China Fiscal Stimulus: Details to Follow

byMike Gallagher

Director of Research , Macroeconomics and Strategy
35

Further details of the size of extra central government spending/scaled up local authority purchases of unsold complete homes for affordable housing should be seen late October/early November from the National People Congress.  We estimate Yuan1.5-2.0trn in total of extra spending, which leads us to increase the 2025 GDP forecast to 4.5% from 4.0% -- fiscal impact on 2024 will likely be very small.  The more active government policy stance, also reduces the risk of a harder landing (circa 3%) to 10-15% from 20-25% in 2025.  

Figure 1: Developers Excess Inventory (Mlns Sqm)  

Source: IMF Select Issues Feb 2024 

Saturday’s MOF press conference did not provide specific details, but these will likely follow by later October/early November when the National People Congress meets.  Key points to note are

•    More help for buying excess homes.  The first key commitment was more money for local authorities to buy completed homes for affordable housing.  So far Yuan300bln has been allocated and we would pencil in a further Yuan750-1000bln, which will mainly impact in 2025.  This step up is helpful, but unlikely to be a game changer.  The authorities do not want to restimulate housing too much and also feel constrained in their fiscal space.  IMF estimates of 1bln sqm of excess inventory (Figure 1) would mean a more substantive program would be require (Yuan 3-4trn) to remove excess inventory from the market.  Additionally, housing demand is slowing down noticeably, due to population aging and less young households buying houses.  The IMF have a slow recovery in housing starts projected for coming years (Figure 2).  However, we feel it will likely be worse and more like an L shape, as house prices continue to fall and partially completed construction gets finished.  We see residential construction still subtracting 1% per annum from GDP in 2025-26.  We had previously penciled in 1 ½% adverse impact for 2025, so it is less negative.

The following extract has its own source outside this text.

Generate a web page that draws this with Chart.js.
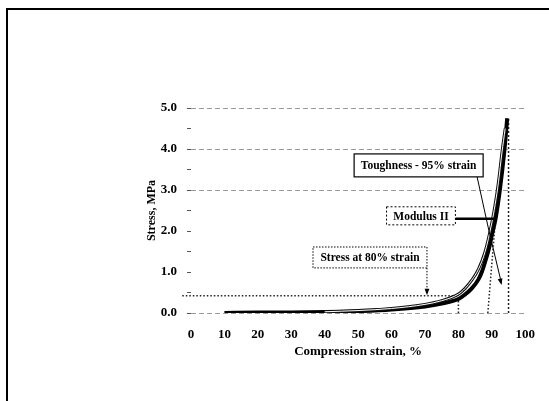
<!DOCTYPE html>
<html>
<head>
<meta charset="utf-8">
<script src="https://cdn.jsdelivr.net/npm/chart.js@4.4.0/dist/chart.umd.min.js"></script>
<style>
  html, body { margin: 0; padding: 0; background: #fff; }
  #wrap { width: 549px; height: 401px; }
</style>
</head>
<body>
<div id="wrap"><canvas id="myChart" width="549" height="401"></canvas></div>
<script>
// Данные кривых (деформация, % / напряжение, МПа)
const strainMain = [10, 20, 30, 40, 50, 60, 70, 75, 80, 82, 84, 86, 87, 88, 89.4, 90, 91.1, 92.4, 93.8, 94.6];
const stressMain = [0, 0.01, 0.015, 0.025, 0.045, 0.085, 0.16, 0.23, 0.34, 0.45, 0.6, 0.82, 1.0, 1.25, 1.66, 1.9, 2.29, 3.0, 4.0, 4.75];

const strainUpper = [40, 50, 60, 70, 75, 80, 82, 84, 86, 88, 90, 91, 92, 93, 94];
const stressUpper = [0.03, 0.06, 0.11, 0.21, 0.3, 0.46, 0.6, 0.8, 1.07, 1.5, 2.2, 2.65, 3.2, 3.9, 4.5];

// Вспомогательные линии
const toughStrain = [95, 95];
const toughStress = [0, 4.75];
const s80Strain = [80, 80];
const s80Stress = [0, 0.42];
const s80hStrain = [-2.6, 80];
const s80hStress = [0.42, 0.42];
const tangentStrain = [88.8, 92.3];
const tangentStress = [0, 3.5];

const xTicks = [0, 10, 20, 30, 40, 50, 60, 70, 80, 90, 100];

const serif = '"Liberation Serif", "DejaVu Serif", serif';

function pts(xs, ys) {
    return xs.map(function (x, i) { return { x: x, y: ys[i] }; });
}

function refLine(xs, ys, dash) {
    return {
        data: pts(xs, ys),
        borderColor: '#222',
        borderWidth: 1.5,
        borderDash: dash,
        pointRadius: 0,
        fill: false,
        clip: false,
        order: 5
    };
}

// Рамка вокруг рисунка
const framePlugin = {
    id: 'frame',
    beforeDraw(chart) {
        const ctx = chart.ctx;
        ctx.save();
        ctx.fillStyle = '#fff';
        ctx.fillRect(0, 0, chart.width, chart.height);
        ctx.strokeStyle = '#000';
        ctx.lineWidth = 2;
        ctx.beginPath();
        ctx.moveTo(6, 9);
        ctx.lineTo(549, 9);
        ctx.moveTo(7, 9);
        ctx.lineTo(7, 401);
        ctx.stroke();
        ctx.restore();
    }
};

function arrowHead(ctx, x1, y1, x2, y2) {
    const a = Math.atan2(y2 - y1, x2 - x1);
    const s = 7;
    ctx.beginPath();
    ctx.moveTo(x2, y2);
    ctx.lineTo(x2 - s * Math.cos(a - 0.35), y2 - s * Math.sin(a - 0.35));
    ctx.lineTo(x2 - s * Math.cos(a + 0.35), y2 - s * Math.sin(a + 0.35));
    ctx.closePath();
    ctx.fill();
}

// Подписи-выноски
const calloutPlugin = {
    id: 'callouts',
    afterDatasetsDraw(chart) {
        const ctx = chart.ctx;
        const xs = chart.scales.x, ys = chart.scales.y;
        const px = v => xs.getPixelForValue(v);
        const py = v => ys.getPixelForValue(v);
        ctx.save();
        ctx.font = 'bold 11.5px ' + serif;
        ctx.textAlign = 'center';
        ctx.textBaseline = 'middle';
        ctx.fillStyle = '#000';
        ctx.strokeStyle = '#000';

        function box(x1, y1, x2, y2, text, dash, lw) {
            const l = px(x1), r = px(x2), t = py(y1), b = py(y2);
            ctx.fillStyle = '#fff';
            ctx.fillRect(l, t, r - l, b - t);
            ctx.setLineDash(dash);
            ctx.lineWidth = lw;
            ctx.strokeRect(l, t, r - l, b - t);
            ctx.setLineDash([]);
            ctx.fillStyle = '#000';
            ctx.fillText(text, (l + r) / 2, (t + b) / 2 + 1);
        }

        // Toughness
        box(48.8, 3.88, 87.4, 3.32, 'Toughness - 95% strain', [], 1.2);
        ctx.lineWidth = 1;
        ctx.beginPath();
        ctx.moveTo(px(85.6), py(3.32));
        ctx.quadraticCurveTo(px(89.0), py(2.0), px(92.9), py(0.72));
        ctx.stroke();
        arrowHead(ctx, px(92.0), py(1.0), px(92.9), py(0.68));

        // Modulus
        box(58.5, 2.59, 79.1, 2.15, 'Modulus II', [2, 2], 1);
        ctx.lineWidth = 2.5;
        ctx.beginPath();
        ctx.moveTo(px(79.1), py(2.3));
        ctx.lineTo(px(91.1), py(2.3));
        ctx.stroke();

        // Stress at 80%
        box(36.5, 1.61, 70.6, 1.10, 'Stress at 80% strain', [1.5, 1.5], 1);
        ctx.lineWidth = 1;
        ctx.setLineDash([1.5, 1.5]);
        ctx.beginPath();
        ctx.moveTo(px(70.6), py(1.10));
        ctx.lineTo(px(70.6), py(0.5));
        ctx.stroke();
        ctx.setLineDash([]);
        arrowHead(ctx, px(70.6), py(0.8), px(70.6), py(0.43));
        ctx.restore();
    }
};

const ctx = document.getElementById('myChart').getContext('2d');
const myChart = new Chart(ctx, {
    type: 'line',
    data: {
        datasets: [
            {
                data: pts(strainUpper, stressUpper),
                borderColor: '#fff',
                borderWidth: 1,
                pointRadius: 0,
                cubicInterpolationMode: 'monotone',
                order: 1
            },
            {
                data: pts(strainUpper, stressUpper),
                borderColor: '#111',
                borderWidth: 3,
                pointRadius: 0,
                cubicInterpolationMode: 'monotone',
                order: 2
            },
            {
                data: pts(strainMain, stressMain),
                borderColor: '#000',
                borderWidth: 4,
                pointRadius: 0,
                cubicInterpolationMode: 'monotone',
                order: 3
            },
            refLine(toughStrain, toughStress, [2, 2]),
            refLine(s80Strain, s80Stress, [1.5, 2]),
            refLine(s80hStrain, s80hStress, [1.5, 2]),
            refLine(tangentStrain, tangentStress, [1.5, 2])
        ]
    },
    options: {
        responsive: false,
        animation: false,
        layout: { padding: { top: 108, right: 18, left: 0, bottom: 0 } },
        plugins: {
            legend: { display: false },
            tooltip: { enabled: false }
        },
        scales: {
            x: {
                type: 'linear',
                min: 0,
                max: 100,
                afterBuildTicks: function (scale) {
                    scale.ticks = xTicks.map(v => ({ value: v }));
                },
                afterFit: function (scale) { scale.height = 88; },
                border: { display: false },
                grid: { display: false, drawTicks: false },
                ticks: {
                    color: '#000',
                    padding: 14,
                    maxRotation: 0,
                    font: { family: serif, size: 13, weight: 'bold' }
                },
                title: {
                    display: true,
                    text: 'Compression strain, %',
                    color: '#000',
                    padding: { top: 2, bottom: 42 },
                    font: { family: serif, size: 13, weight: 'bold' }
                }
            },
            y: {
                min: 0,
                max: 5,
                afterFit: function (scale) { scale.width = 191; },
                border: { display: false, dash: [5, 3] },
                grid: {
                    color: function (c) {
                        const v = c.tick ? c.tick.value : -1;
                        if (v === 0 || v === 3 || v === 4 || v === 5) return '#9a9a9a';
                        return 'rgba(0,0,0,0)';
                    },
                    tickColor: '#555',
                    tickLength: 4,
                    lineWidth: 1,
                    tickBorderDash: []
                },
                ticks: {
                    stepSize: 0.5,
                    color: '#000',
                    padding: 10,
                    font: { family: serif, size: 13, weight: 'bold' },
                    callback: function (v) {
                        return Number.isInteger(v) ? v.toFixed(1) : '';
                    }
                },
                title: {
                    display: true,
                    text: 'Stress, MPa',
                    color: '#000',
                    padding: { top: 145, bottom: 0 },
                    font: { family: serif, size: 12, weight: 'bold' }
                }
            }
        }
    },
    plugins: [framePlugin, calloutPlugin]
});
</script>
</body>
</html>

Figure 2: Real Estate Starts: Actual and Projected  

Source: IMF Select Issues Feb 2024 

•    Central government spending.  Saturday press conference also promised more central government spending and issuance of sovereign bonds.  We would pencil in Yuan750-1000bln of extra spending for infrastructure and also high tech manufacturing.  What will be lacking is spending to help households.  While some support to reduce youth unemployment is occurring, China is reluctant to increase welfare safety net in cyclical terms (e.g. spending vouchers) or structural (health/unemployment/pension).  This central government spending, combined with some extra support means we increase the 2025 GDP forecast to 4.5%, but the lack of consumption measures means that it is unlikely to hit 5%.  China consumers are hurt by housing wealth, but also slow employment and wage growth.•    LGFV debt swap.  The final signal came for LFGV debt, where the MOF promised the largest debt swap for years – unclear whether this will be local government or also central government debt for LGFV debt.  The 2023 swap was Yuan1trn, while the 2015 was Yuan12trn.  A figure between these is feasible.  It will be largely neutral for GDP, as it is not extra spending but rather a shuffling of LGFV from corporate debt to government debt (here).